#### [Your goal]
Show every line below where "size" can be found.

#### [Collected data]
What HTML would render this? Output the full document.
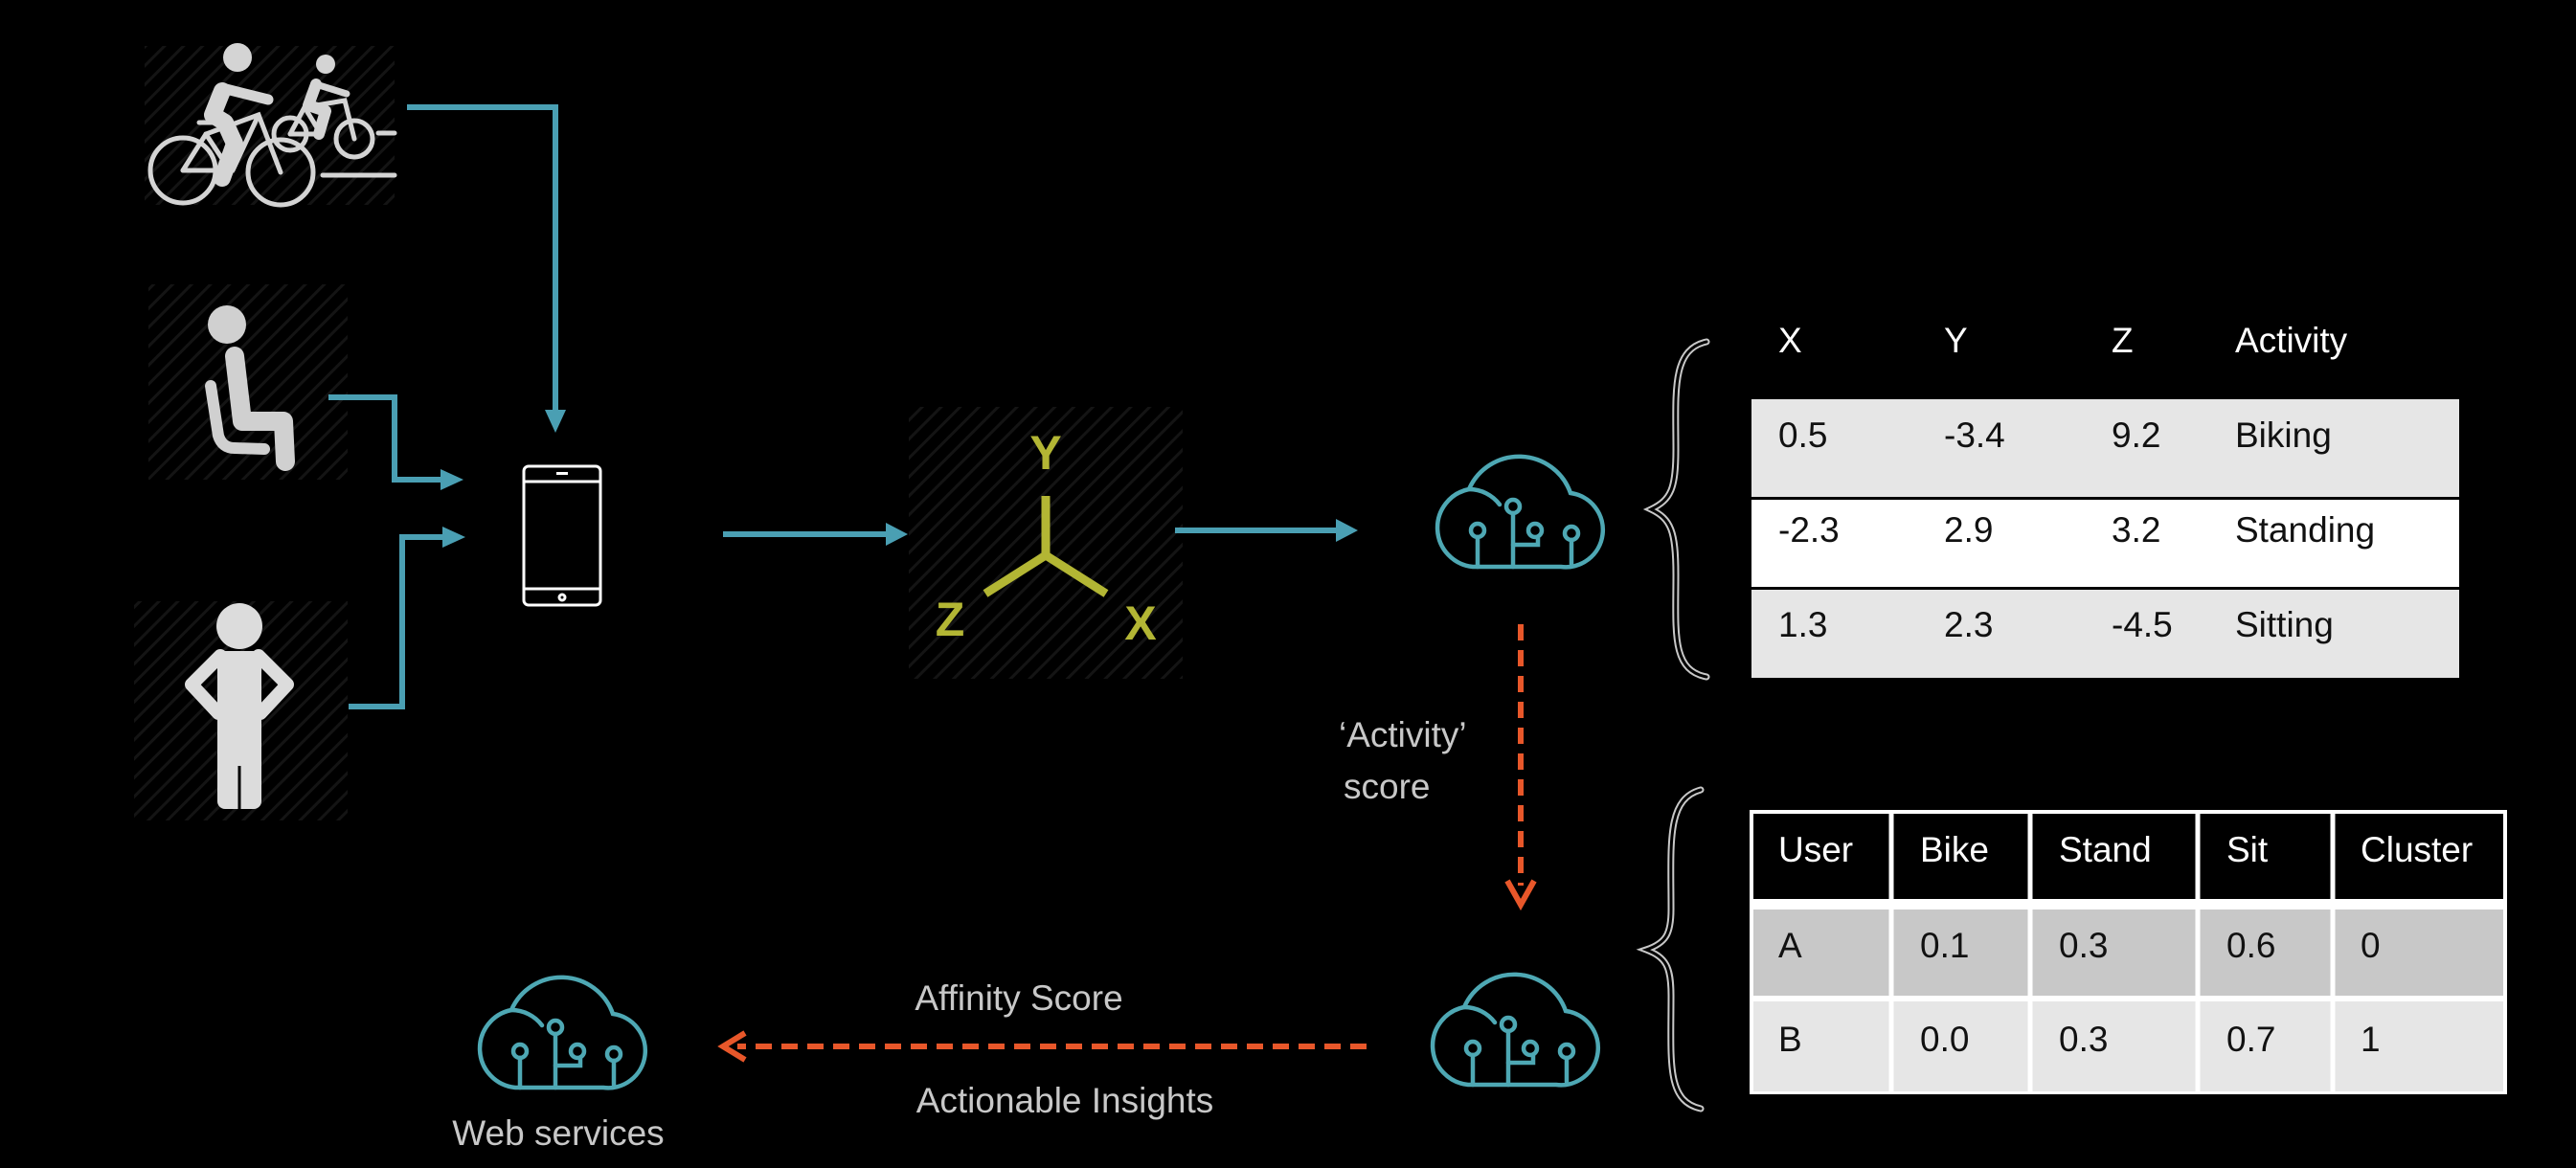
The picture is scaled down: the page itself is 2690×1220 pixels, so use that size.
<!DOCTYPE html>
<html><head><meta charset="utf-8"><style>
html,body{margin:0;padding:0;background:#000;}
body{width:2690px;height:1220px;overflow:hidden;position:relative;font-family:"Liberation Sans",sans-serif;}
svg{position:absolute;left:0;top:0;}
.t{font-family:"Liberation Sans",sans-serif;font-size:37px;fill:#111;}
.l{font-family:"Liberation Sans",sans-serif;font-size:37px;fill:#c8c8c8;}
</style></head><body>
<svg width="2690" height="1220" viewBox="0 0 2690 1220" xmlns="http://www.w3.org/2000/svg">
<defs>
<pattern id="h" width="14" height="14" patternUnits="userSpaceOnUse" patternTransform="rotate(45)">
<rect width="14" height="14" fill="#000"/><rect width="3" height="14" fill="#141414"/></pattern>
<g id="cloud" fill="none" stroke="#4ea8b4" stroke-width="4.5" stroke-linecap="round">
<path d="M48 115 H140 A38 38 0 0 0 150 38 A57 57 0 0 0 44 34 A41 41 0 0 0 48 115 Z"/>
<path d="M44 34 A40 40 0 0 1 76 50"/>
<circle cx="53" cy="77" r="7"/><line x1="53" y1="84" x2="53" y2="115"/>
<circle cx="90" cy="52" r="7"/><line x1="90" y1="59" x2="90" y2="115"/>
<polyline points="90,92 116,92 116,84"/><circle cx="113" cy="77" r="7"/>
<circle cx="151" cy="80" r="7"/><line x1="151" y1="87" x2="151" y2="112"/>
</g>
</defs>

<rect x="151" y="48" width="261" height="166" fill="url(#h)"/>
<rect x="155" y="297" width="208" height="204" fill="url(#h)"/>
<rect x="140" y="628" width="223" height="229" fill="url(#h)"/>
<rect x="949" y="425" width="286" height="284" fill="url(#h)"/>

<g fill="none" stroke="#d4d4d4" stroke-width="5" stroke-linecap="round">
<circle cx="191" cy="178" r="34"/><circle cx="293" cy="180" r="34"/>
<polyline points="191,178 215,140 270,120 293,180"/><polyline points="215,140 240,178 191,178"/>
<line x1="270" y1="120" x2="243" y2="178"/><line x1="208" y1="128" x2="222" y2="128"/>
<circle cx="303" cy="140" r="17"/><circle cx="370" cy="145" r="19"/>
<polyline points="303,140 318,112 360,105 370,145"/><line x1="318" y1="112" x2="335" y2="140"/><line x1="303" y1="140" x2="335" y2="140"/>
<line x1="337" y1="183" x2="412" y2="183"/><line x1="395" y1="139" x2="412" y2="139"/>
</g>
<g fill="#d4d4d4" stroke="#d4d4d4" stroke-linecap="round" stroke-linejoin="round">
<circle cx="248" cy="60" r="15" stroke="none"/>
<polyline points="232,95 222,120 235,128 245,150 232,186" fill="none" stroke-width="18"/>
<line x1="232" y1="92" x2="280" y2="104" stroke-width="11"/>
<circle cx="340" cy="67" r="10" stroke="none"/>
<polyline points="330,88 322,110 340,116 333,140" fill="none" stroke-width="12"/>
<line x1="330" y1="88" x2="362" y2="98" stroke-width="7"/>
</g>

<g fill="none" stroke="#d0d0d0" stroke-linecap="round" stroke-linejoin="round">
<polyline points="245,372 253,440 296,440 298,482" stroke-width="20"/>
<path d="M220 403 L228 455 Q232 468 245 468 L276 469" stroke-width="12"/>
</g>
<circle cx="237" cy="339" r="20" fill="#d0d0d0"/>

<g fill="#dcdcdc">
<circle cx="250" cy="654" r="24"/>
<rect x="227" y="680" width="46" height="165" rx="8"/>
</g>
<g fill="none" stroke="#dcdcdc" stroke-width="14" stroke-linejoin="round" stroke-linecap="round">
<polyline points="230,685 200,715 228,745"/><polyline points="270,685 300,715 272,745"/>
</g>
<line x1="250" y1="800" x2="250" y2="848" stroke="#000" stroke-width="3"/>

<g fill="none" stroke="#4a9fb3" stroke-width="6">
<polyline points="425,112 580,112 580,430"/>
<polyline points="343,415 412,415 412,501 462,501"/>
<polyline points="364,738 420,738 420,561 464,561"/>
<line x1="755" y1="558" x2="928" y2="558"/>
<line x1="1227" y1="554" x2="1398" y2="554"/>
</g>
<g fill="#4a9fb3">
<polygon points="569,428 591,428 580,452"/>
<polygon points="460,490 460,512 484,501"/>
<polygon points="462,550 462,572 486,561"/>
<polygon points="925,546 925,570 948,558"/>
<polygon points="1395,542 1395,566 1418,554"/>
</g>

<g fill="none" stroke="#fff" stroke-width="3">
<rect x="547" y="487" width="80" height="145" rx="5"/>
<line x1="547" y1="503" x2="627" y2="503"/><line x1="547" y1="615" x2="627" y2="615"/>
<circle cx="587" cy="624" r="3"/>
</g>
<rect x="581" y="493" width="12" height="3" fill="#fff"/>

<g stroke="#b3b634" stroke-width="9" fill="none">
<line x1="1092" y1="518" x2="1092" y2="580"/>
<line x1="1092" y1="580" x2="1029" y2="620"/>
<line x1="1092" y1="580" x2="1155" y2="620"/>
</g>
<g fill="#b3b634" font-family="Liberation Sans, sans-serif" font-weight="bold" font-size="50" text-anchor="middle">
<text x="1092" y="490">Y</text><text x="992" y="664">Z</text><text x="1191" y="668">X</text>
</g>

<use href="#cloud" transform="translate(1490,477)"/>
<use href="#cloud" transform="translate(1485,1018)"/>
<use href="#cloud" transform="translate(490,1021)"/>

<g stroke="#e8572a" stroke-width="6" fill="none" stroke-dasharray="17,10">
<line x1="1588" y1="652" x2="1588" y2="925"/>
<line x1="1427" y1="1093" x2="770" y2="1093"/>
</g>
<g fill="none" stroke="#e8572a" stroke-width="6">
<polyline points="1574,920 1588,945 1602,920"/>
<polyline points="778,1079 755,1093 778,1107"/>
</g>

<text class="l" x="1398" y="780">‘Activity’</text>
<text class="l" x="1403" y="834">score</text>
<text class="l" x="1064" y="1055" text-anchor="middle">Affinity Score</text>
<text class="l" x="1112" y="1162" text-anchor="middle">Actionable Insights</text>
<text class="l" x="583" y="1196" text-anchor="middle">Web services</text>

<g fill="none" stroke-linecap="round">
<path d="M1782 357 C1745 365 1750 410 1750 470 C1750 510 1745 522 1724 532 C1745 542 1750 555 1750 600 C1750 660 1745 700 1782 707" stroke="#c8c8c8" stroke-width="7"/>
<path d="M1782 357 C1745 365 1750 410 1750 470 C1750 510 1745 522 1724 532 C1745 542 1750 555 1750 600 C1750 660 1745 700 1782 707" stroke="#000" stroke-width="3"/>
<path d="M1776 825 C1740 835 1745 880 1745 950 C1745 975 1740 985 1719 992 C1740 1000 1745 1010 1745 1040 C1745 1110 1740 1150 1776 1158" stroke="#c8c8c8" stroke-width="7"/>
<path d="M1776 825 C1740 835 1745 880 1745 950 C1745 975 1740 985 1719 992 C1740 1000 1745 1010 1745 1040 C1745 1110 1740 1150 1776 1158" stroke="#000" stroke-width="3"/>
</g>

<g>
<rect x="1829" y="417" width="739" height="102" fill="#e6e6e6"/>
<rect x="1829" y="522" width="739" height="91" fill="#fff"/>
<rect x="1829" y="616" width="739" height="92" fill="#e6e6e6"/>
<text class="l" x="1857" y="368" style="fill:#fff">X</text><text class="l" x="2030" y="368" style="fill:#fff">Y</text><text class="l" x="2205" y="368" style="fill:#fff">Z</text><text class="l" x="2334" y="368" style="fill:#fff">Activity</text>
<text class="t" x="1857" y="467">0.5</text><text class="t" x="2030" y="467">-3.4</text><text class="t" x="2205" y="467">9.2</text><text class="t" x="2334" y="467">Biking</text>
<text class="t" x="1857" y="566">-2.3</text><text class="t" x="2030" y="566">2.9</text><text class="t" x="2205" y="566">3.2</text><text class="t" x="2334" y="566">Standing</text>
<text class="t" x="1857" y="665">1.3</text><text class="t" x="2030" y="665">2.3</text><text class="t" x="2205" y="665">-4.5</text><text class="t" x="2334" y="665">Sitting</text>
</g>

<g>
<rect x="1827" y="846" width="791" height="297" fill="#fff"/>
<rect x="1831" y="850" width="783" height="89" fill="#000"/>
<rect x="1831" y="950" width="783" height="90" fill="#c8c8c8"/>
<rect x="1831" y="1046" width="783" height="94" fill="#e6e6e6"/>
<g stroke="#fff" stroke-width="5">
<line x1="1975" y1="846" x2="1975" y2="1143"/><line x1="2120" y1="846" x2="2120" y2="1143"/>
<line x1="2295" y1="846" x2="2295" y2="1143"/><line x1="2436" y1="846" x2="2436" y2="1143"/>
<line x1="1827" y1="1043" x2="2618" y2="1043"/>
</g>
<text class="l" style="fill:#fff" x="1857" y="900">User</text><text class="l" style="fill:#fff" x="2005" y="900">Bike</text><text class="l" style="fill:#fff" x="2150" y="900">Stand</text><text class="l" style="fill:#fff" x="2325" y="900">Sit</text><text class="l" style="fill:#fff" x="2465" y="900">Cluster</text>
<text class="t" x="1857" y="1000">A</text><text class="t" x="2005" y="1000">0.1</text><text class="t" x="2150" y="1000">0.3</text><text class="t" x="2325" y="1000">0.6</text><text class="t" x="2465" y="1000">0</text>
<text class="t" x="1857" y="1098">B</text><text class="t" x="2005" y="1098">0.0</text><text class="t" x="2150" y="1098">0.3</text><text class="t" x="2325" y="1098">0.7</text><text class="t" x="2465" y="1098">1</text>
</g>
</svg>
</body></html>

#### [Solution]
The picture is scaled down: the page itself is 2690×1220 pixels, so use that size.
.t{font-family:"Liberation Sans",sans-serif;font-size:37px;fill:#111;}
.l{font-family:"Liberation Sans",sans-serif;font-size:37px;fill:#c8c8c8;}
<g fill="#b3b634" font-family="Liberation Sans, sans-serif" font-weight="bold" font-size="50" text-anchor="middle">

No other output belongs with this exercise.